Exactly how the bolt pushes the cartridge into the chamber and brings it back out is the difference between controlled-feed and push-feed. They are, actually, exactly what they sound like. In a controlled-feed action, the bolt is in control of—literally holding onto—the cartridge the entire time. In a push-feed action, the bolt is merely pushing the cartridge forward without holding it. If you were to stop pushing halfway and bring the bolt back, in a controlled-feed gun, the cartridge would come back with the bolt. In a push-feed gun, the cartridge would stay where it is, as the bolt isn’t gripping it, but merely pushing it.
In this push-feed gun, a Remington 700, it’s possible to push a cartridge partway into the chamber and then pull the bolt back. You can see the cartridge does not come back with the bolt. If the cartridge were just a little farther into the chamber when the bolt was pulled back, pushing the bolt forward again could attempt to feed another round and jam. (Jo Deering image).
A controlled-feed gun’s bolt has a large claw-like extractor that clamps onto a cartridge when it comes up out of the magazine, and it stays clamped all the way through loading, firing, and ejecting until the bolt is all the way back again, when a little extractor in the action trips and kicks the cartridge out. On a push-feed gun, the extractor is much smaller, and it only clamps onto the cartridge rim when you fully close the bolt upon loading. A small spring on the bolt is constantly pushing on the side of the cartridge, so that when the bolt is drawn back, that spring ejects the cartridge as soon as it is clear of the chamber.
Does it matter which you shoot? Not really, under normal circumstances. Many of the country’s most popular rifles—Browning’s X-Bolts, Remington’s 700, Ruger’s American, Savages, Mossbergs and more—are push-feed. They are a little less expensive to produce and have served millions of shooters very well.
The only real hang-up is that because a push-feed doesn’t clamp its extractor onto the cartridge until the bolt is fully closed, it is possible to bring the bolt forward and neglect to fully close it, then bring it back again, leaving the cartridge in the chamber. If you do this, the bolt will attempt to load a second cartridge into the already-full chamber—what we call a double-feed. The gun will not operate and you will have to manually clear the jam before you can shoot. This would normally only happen if you were operating the gun in a hurry and/or under extreme stress that makes you forget how to work the bolt properly. Unfortunately, if you’re under those conditions, you probably really need to shoot right now and can’t afford to waste time on a jam.

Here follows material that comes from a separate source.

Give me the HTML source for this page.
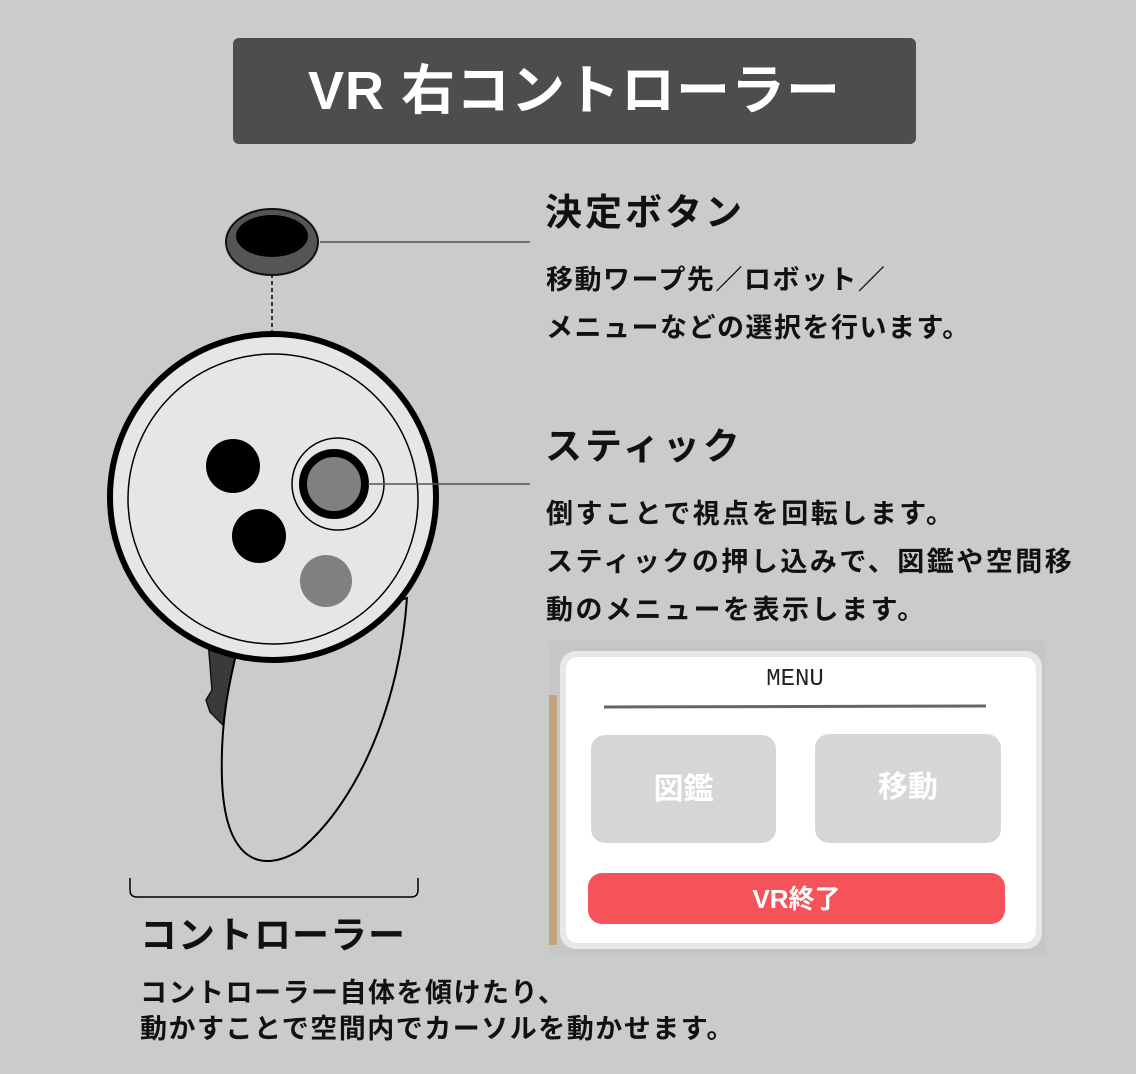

For this reason, dangerous-game hunters often prefer controlled-feed, because you cannot jam a controlled-feed gun in this way. It holds onto the cartridge at all times until extraction, so if you bring the bolt back at any point, the cartridge comes with it rather than staying in the chamber. If you’re hunting lions or grizzlies, you very well might be fighting to keep your cool in the heat of a stressful moment while loading or reloading, and you can’t afford to let a stress-induced mistake cause a jam and render your gun inoperable.
But other than that, if you don’t plan to hunt dangerous game or shoot in other stressful conditions where you might make an operating error, push feed will work absolutely fine. Select the gun you like based on other factors, as this controlled-feed vs. push-feed probably won’t make a noticeable difference for you.